Color palettes are often the most visceral design choice. Dark, slate backgrounds with warm highlights create a deluxe, nightclub feel, while brighter palettes can make a site feel playful and casual. Lighting effects—glows, gradients and vignette treatments—convey depth and can make flat UI feel tactile. Motion, from gentle parallax to quick micro-animations, provides feedback: buttons breathe, tiles lift slightly on hover, and transitions guide your attention so the interface feels alive.

  • Core elements that shape atmosphere: color scheme, contrast, iconography, motion, and negative space.
  • Visual cues for personality: neon accents for retro flair, gold trims for a high-roller aesthetic, pastel gradients for casual play.
  • Layout choices: dense grids for discovery versus roomy card layouts for curated selections.
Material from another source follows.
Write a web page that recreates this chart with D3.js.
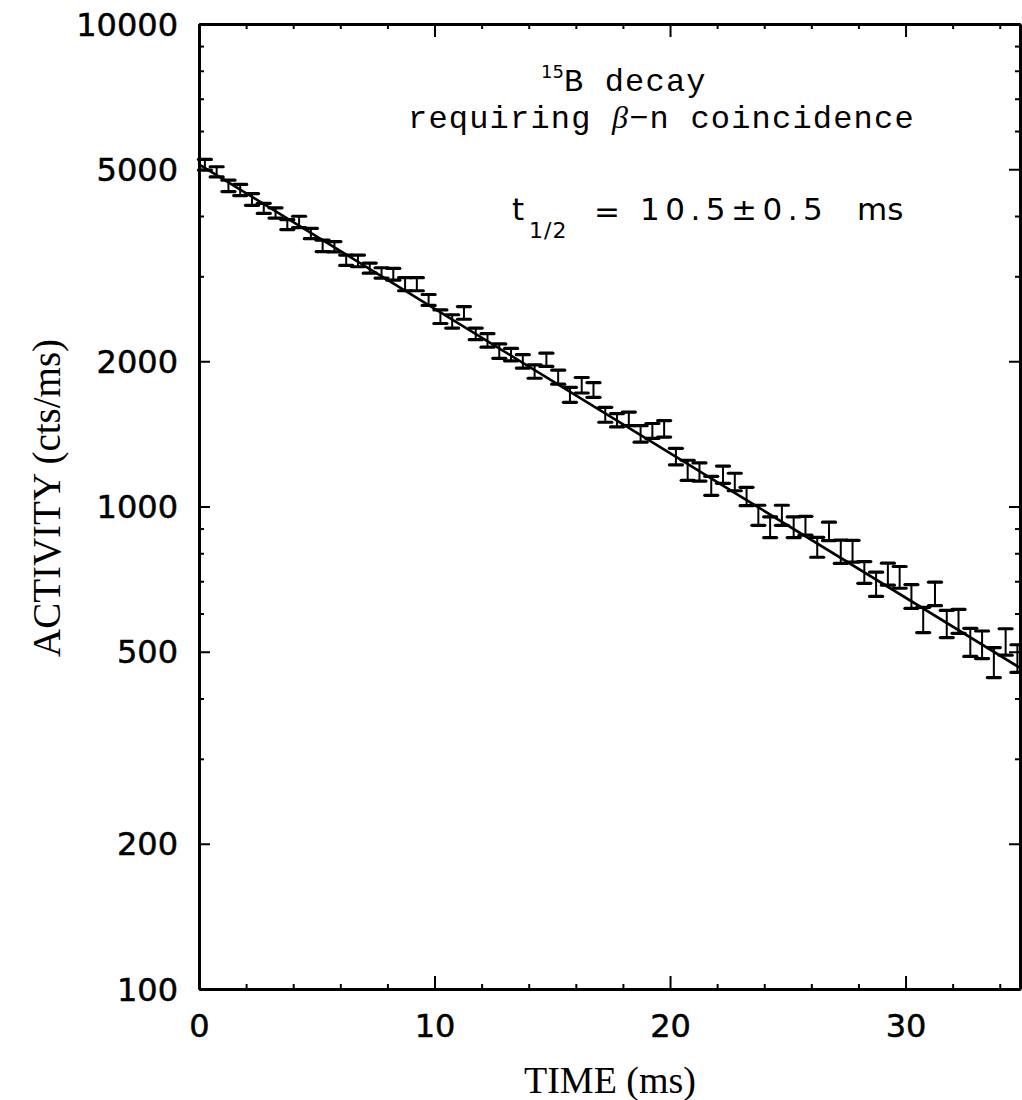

Sound, microinteractions and the narrative thread

Audio design and microinteractions are the unsung heroes of ambiance. A soft ambient loop or subtle UI chime can transform a static page into something that feels responsive and personal. Microinteractions—tiny animations when toggling a filter or loading content—give users a sense that the site is paying attention. When these elements are consistent, they form a narrative thread: the interface speaks in a single voice, whether playful, elegant or retro.

Beyond isolated effects, good designers think about pacing. A casino experience that layers audio cues, timed animations and a clear visual hierarchy can feel like walking through themed rooms in a physical venue. That cinematic pacing encourages exploration without overwhelming the senses.

Pros and cons: immersive aesthetics versus practical clarity

Designing for atmosphere requires compromises. On the plus side, richly styled environments can make digital spaces feel memorable and emotionally resonant—people remember a lobby that felt like a jazz lounge or a neon arcade. Atmosphere supports brand identity and can elevate routine interactions into moments of delight.

On the downside, heavy visual treatments sometimes collide with accessibility and performance. Dense animations, oversized hero imagery, and complex backgrounds can slow load times or reduce contrast, which in turn affects clarity and usability. There’s also the risk of incoherence: when visual elements compete rather than collaborate, the experience fragments.

  1. Minimalist approach: clean layouts, fast loads, predictable interactions—great for clarity, less distinctive personality.
  2. Themed approach: immersive visuals, strong emotional cues, memorable aesthetics—great for brand, may demand careful optimization.
  3. Hybrid approach: selective flourishes combined with functional clarity—often the most flexible choice if executed with restraint.

Ultimately, the best casino interfaces are those that know when to be theatrical and when to step back. A mood-setting hero image is powerful until it obscures content; a playful animation delights until it slows down interaction. Thoughtful design keeps the experience pleasurable and legible, letting atmosphere enhance rather than overpower the core product.

For designers and curious users alike, thinking in layers—visual, auditory and interactive—helps explain why some sites feel cohesive and inviting while others feel noisy. When each layer shares a common intent, the result is an experience that’s at once stylish and usable: a modern digital space that reads like a well-scripted room.